## Begin DATA BLOCK

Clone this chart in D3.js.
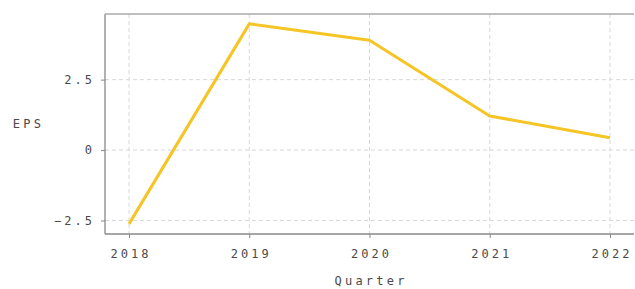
<!DOCTYPE html>
<html>
<head>
<meta charset="utf-8">
<script src="https://cdn.jsdelivr.net/npm/d3@7"></script>
<style>
  body { margin: 0; background: #fff; }
  text { font-family: "DejaVu Sans Mono", monospace; fill: #4a4a4a; }
  .tick text { font-size: 12px; letter-spacing: 3px; }
  .label { font-size: 12px; letter-spacing: 3.2px; }
</style>
</head>
<body>
<svg id="chart" width="635" height="289"></svg>
<script>
// data
var years = [2018, 2019, 2020, 2021, 2022];
var eps = [-2.62, 4.48, 3.9, 1.21, 0.44];
var yTicks = [-2.5, 0, 2.5];

var margin = { top: 14, right: 1, bottom: 55, left: 105 };
var svg = d3.select("#chart");
var width = 635 - margin.left - margin.right;
var height = 289 - margin.top - margin.bottom;

var x = d3.scaleLinear().domain([2017.8, 2022.2]).range([0, width]);
var y = d3.scaleLinear().domain([-2.98, 4.83]).range([height, 0]);

var g = svg.append("g")
  .attr("transform", "translate(" + margin.left + "," + margin.top + ")");

// grid
g.selectAll(".vgrid").data(years).enter().append("line")
  .attr("x1", function(d) { return x(d); }).attr("x2", function(d) { return x(d); })
  .attr("y1", 0).attr("y2", height)
  .attr("stroke", "#d8d8d8").attr("stroke-dasharray", "4,3");
g.selectAll(".hgrid").data(yTicks).enter().append("line")
  .attr("y1", function(d) { return y(d); }).attr("y2", function(d) { return y(d); })
  .attr("x1", 0).attr("x2", width)
  .attr("stroke", "#d8d8d8").attr("stroke-dasharray", "4,3");

// axes
var xAxis = g.append("g")
  .attr("transform", "translate(0," + height + ")")
  .call(d3.axisBottom(x).tickValues(years).tickFormat(d3.format("d")).tickSize(4).tickPadding(11));
xAxis.selectAll(".tick text").attr("dx", "1.5px");
var yAxis = g.append("g")
  .call(d3.axisLeft(y).tickValues(yTicks).tickFormat(function(d) { return d === 0 ? "0" : d3.format(".1f")(d).replace("-", "\u2212"); }).tickSize(4).tickPadding(6));
[xAxis, yAxis].forEach(function(a) {
  a.select(".domain").remove();
  a.selectAll(".tick line").attr("stroke", "#888");
});

// spines
g.append("line").attr("x1", 0).attr("x2", 0).attr("y1", 0).attr("y2", height)
  .attr("stroke", "#888").attr("stroke-width", 1.3);
g.append("line").attr("x1", 0).attr("x2", width).attr("y1", height).attr("y2", height)
  .attr("stroke", "#888").attr("stroke-width", 1.3);
g.append("line").attr("x1", 0).attr("x2", width).attr("y1", 0).attr("y2", 0)
  .attr("stroke", "#aaa").attr("stroke-width", 1.3);

// the EPS line
var line = d3.line()
  .x(function(d, i) { return x(years[i]); })
  .y(function(d) { return y(d); });
g.append("path")
  .datum(eps)
  .attr("d", line)
  .attr("fill", "none")
  .attr("stroke", "#f5c425")
  .attr("stroke-width", 3)
  .attr("stroke-linejoin", "round");

// axis labels
svg.append("text").attr("class", "label")
  .attr("x", margin.left + width / 2 + 1.6).attr("y", 285)
  .attr("text-anchor", "middle").text("Quarter");
svg.append("text").attr("class", "label")
  .attr("x", 28.5).attr("y", 128)
  .attr("text-anchor", "middle").text("EPS");
</script>
</body>
</html>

## End DATA BLOCK

*STATED EXERCISE*: Omit the pictures, then quote the rest of the material above exactly.

*EXERCISE RESULT*:
Clone this chart in D3.js.
<!DOCTYPE html>
<html>
<head>
<meta charset="utf-8">
<script src="https://cdn.jsdelivr.net/npm/d3@7"></script>
<style>
  body { margin: 0; background: #fff; }
  text { font-family: "DejaVu Sans Mono", monospace; fill: #4a4a4a; }
  .tick text { font-size: 12px; letter-spacing: 3px; }
  .label { font-size: 12px; letter-spacing: 3.2px; }
</style>
</head>
<body>
<svg id="chart" width="635" height="289"></svg>
<script>
// data
var years = [2018, 2019, 2020, 2021, 2022];
var eps = [-2.62, 4.48, 3.9, 1.21, 0.44];
var yTicks = [-2.5, 0, 2.5];

var margin = { top: 14, right: 1, bottom: 55, left: 105 };
var svg = d3.select("#chart");
var width = 635 - margin.left - margin.right;
var height = 289 - margin.top - margin.bottom;

var x = d3.scaleLinear().domain([2017.8, 2022.2]).range([0, width]);
var y = d3.scaleLinear().domain([-2.98, 4.83]).range([height, 0]);

var g = svg.append("g")
  .attr("transform", "translate(" + margin.left + "," + margin.top + ")");

// grid
g.selectAll(".vgrid").data(years).enter().append("line")
  .attr("x1", function(d) { return x(d); }).attr("x2", function(d) { return x(d); })
  .attr("y1", 0).attr("y2", height)
  .attr("stroke", "#d8d8d8").attr("stroke-dasharray", "4,3");
g.selectAll(".hgrid").data(yTicks).enter().append("line")
  .attr("y1", function(d) { return y(d); }).attr("y2", function(d) { return y(d); })
  .attr("x1", 0).attr("x2", width)
  .attr("stroke", "#d8d8d8").attr("stroke-dasharray", "4,3");

// axes
var xAxis = g.append("g")
  .attr("transform", "translate(0," + height + ")")
  .call(d3.axisBottom(x).tickValues(years).tickFormat(d3.format("d")).tickSize(4).tickPadding(11));
xAxis.selectAll(".tick text").attr("dx", "1.5px");
var yAxis = g.append("g")
  .call(d3.axisLeft(y).tickValues(yTicks).tickFormat(function(d) { return d === 0 ? "0" : d3.format(".1f")(d).replace("-", "\u2212"); }).tickSize(4).tickPadding(6));
[xAxis, yAxis].forEach(function(a) {
  a.select(".domain").remove();
  a.selectAll(".tick line").attr("stroke", "#888");
});

// spines
g.append("line").attr("x1", 0).attr("x2", 0).attr("y1", 0).attr("y2", height)
  .attr("stroke", "#888").attr("stroke-width", 1.3);
g.append("line").attr("x1", 0).attr("x2", width).attr("y1", height).attr("y2", height)
  .attr("stroke", "#888").attr("stroke-width", 1.3);
g.append("line").attr("x1", 0).attr("x2", width).attr("y1", 0).attr("y2", 0)
  .attr("stroke", "#aaa").attr("stroke-width", 1.3);

// the EPS line
var line = d3.line()
  .x(function(d, i) { return x(years[i]); })
  .y(function(d) { return y(d); });
g.append("path")
  .datum(eps)
  .attr("d", line)
  .attr("fill", "none")
  .attr("stroke", "#f5c425")
  .attr("stroke-width", 3)
  .attr("stroke-linejoin", "round");

// axis labels
svg.append("text").attr("class", "label")
  .attr("x", margin.left + width / 2 + 1.6).attr("y", 285)
  .attr("text-anchor", "middle").text("Quarter");
svg.append("text").attr("class", "label")
  .attr("x", 28.5).attr("y", 128)
  .attr("text-anchor", "middle").text("EPS");
</script>
</body>
</html>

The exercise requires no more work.